Compliance tip: Pay your own membership dues and event costs; don’t pay a CPA’s dues or sponsor their involvement in a way that could be viewed as a referral inducement.
What Not to Do: High-Risk Referral Tactics Under Florida Bar Rules
1) Do Not Pay CPAs for Referrals (Directly or Indirectly)
Obvious examples include “$500 for every business client you send.” Less obvious examples can still be problematic:
- Paying for a CPA’s website in exchange for “featured attorney” placement
- Covering a CPA’s conference travel while discussing client pipelines
- “Marketing reimbursements” that correlate with referral volume
If a benefit looks connected to recommendations, treat it as high risk.
2) Avoid “Reciprocal Referral Agreements” That Look Like a Contract
Even if no money changes hands, a formal deal like “you send me two matters a month, I’ll send you two” can look like a thing of value: a bargained-for stream of clients. Keep relationships organic and client-driven.
3) Don’t Use Misleading “Specialist” Language
In Miami’s competitive market, it’s tempting to market yourself as a “tax law specialist” or “expert.” Florida’s rules restrict specialty claims. Use accurate descriptions such as “business and tax-related matters” or “business transactions with tax coordination,” unless you’re properly certified to claim a specialty.
4) Don’t Let CPAs “Pre-Sell” Your Legal Services Using Your Script
Be careful about providing CPAs with talking points that could sound like client solicitation or guarantees. It’s fine to provide a neutral description of what your firm does and how to contact you. It’s not fine to encourage pressure tactics or outcome promises.
Compliant Messaging: Practical Scripts Miami Attorneys Can Use
Intro Email to a CPA (No Quid Pro Quo)
Subject: Resource for your business clients (Miami)
Body: “Hi [Name]—I’m a Miami business attorney. I work with closely held companies on entity structuring, contracts, and partner disputes. I’m not looking for any referral arrangement; I’m simply trying to connect with CPAs who serve similar clients. If it’s useful, I can share a one-page checklist I give new LLC owners. Open to a 15-minute coffee near Brickell next week?”
How to Ask for Referrals Without “Asking for Referrals”
Instead of “Can you send me clients?”, use: “What legal issues do you see come up most often for your clients? If a client asks for a lawyer in that area, I’m happy to be a resource.”

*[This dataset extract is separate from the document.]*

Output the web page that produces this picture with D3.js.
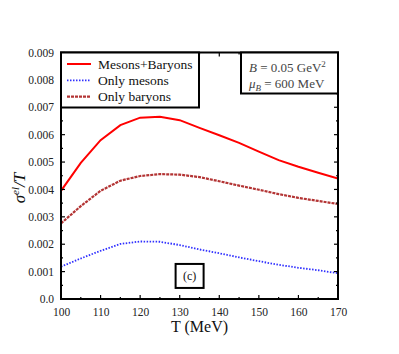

How to Handle a Warm Introduction
“Thanks for connecting us. Before we discuss details, I’ll confirm there are no conflicts and I’ll need the client’s consent if they want you looped in. I’ll follow up with an engagement letter and scope so everyone’s clear.”
Joint Events and Co-Marketing: How to Do It Safely
Co-marketing with a CPA can be compliant if it’s educational, truthful, and not a disguised exchange of value for referrals.
Best Practices for a CPA-Lawyer Webinar
- Pick a neutral topic (e.g., “Year-end legal and tax checklist for small businesses”).
- Split costs proportionally or have each party cover their own expenses.
- Avoid referral language (“Send clients to us and we’ll take care of you”).
- Use accurate titles and avoid unjustified comparisons or “guarantees.”